Waterproof Mobile PhoneWater damage is the second most common cause of smartphone death. Whether these phones have gone through a washing machine cycle, taken an unexpected bubble bath, been the victim of a celebratory shower of champagne or, more mundanely, become wet as a result of rain, it is clear that water damage is costing smartphone owners millions of pounds each year.

Once you discount those cumbersome, inconvenient and unattractive plastic cases that – with varying degrees of success – represented the earliest attempts to waterproof phones, ‘splash-proofing’ was the first step in the evolution towards the waterproof smartphones that you can enjoy with TUFF Phones today. Unfortunately, these splashproof models, although useful to some consumers, offered little protection for those who needed something to provide reassurance in the wettest and most rugged of environments.

How waterproof should waterproof be?

What consumers require, and what the early technology failed to provide, are phones that offer reliably sealed screens and ports as well as protection at even the deepest and most pressurised levels of submersion.

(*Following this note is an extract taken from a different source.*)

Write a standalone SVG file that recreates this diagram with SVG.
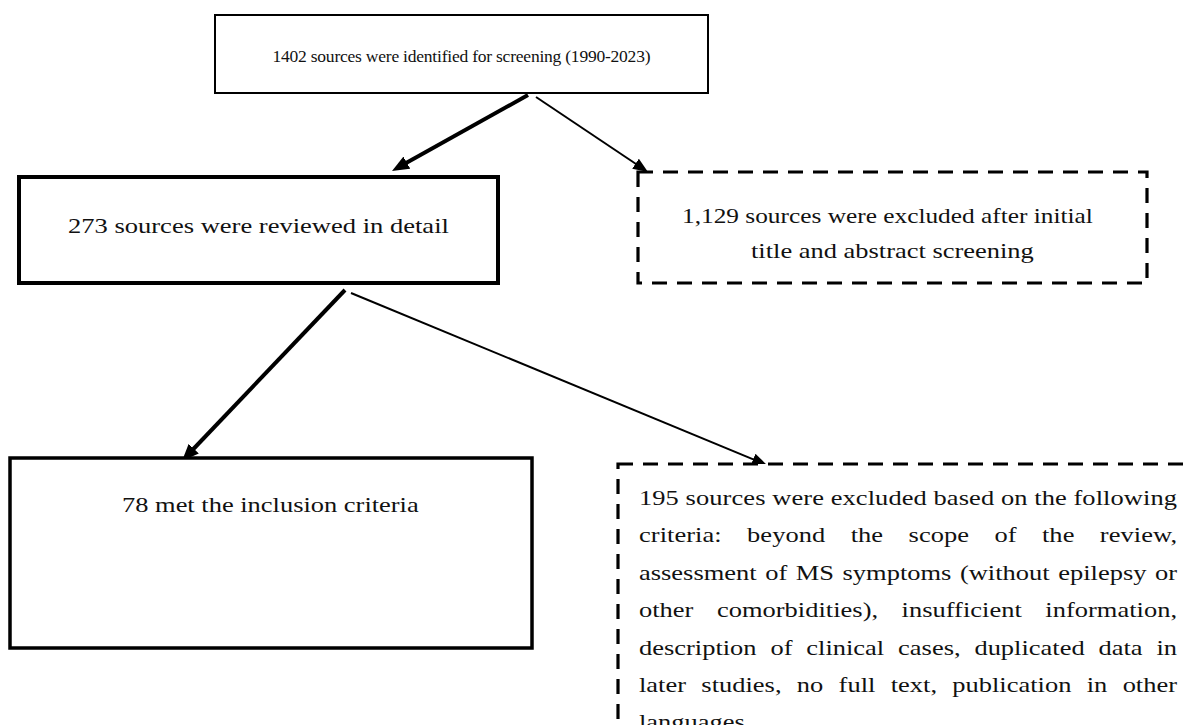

Of course, there are phones on the market which can be submerged, but only now do technology levels make them reliable and operable at extreme depths. For example, even the Galaxy S5, once a brand that was alien to the waterproof market, now comes with protection against immersion in depths up to 1m – helpful if you are a fly fisherman, a windsurfer, kitesurfer (or duck!).

But the Galaxy S5, like the Sony Xperia Z, is only the tip of the iceberg when it comes to protection from water damage. More impressive are the specifications offered by phones such as the RugGear RG700, a handset with a more than adequate 5.3" multi-touch screen, Android 4.1.2, an 8MP camera and 1080p video, dual-sim capability, WiFi, Bluetooth LE, GPS, a 1GHz dual-processor, a 100dB speaker and, most importantly, US Military Standard 810G durability. This makes for the kind of phone that would have been unimaginable just a few years ago: one that offers a military standard level of water protection while also competing favourably with many leading smartphones on the market.

The future is waterproof

The RugGear RG700 is by no means the only trailblazer on the market; other phones, such as the CAT S40 and the Defender, are all embracing technologies that, over the coming few years, we can expect to become mainstream.

Although these phones, unlike some others have a more rugged look, it is clear that they are becoming attractive to the common consumer who is, we guess, sick and tired of dropping their phone down the loo.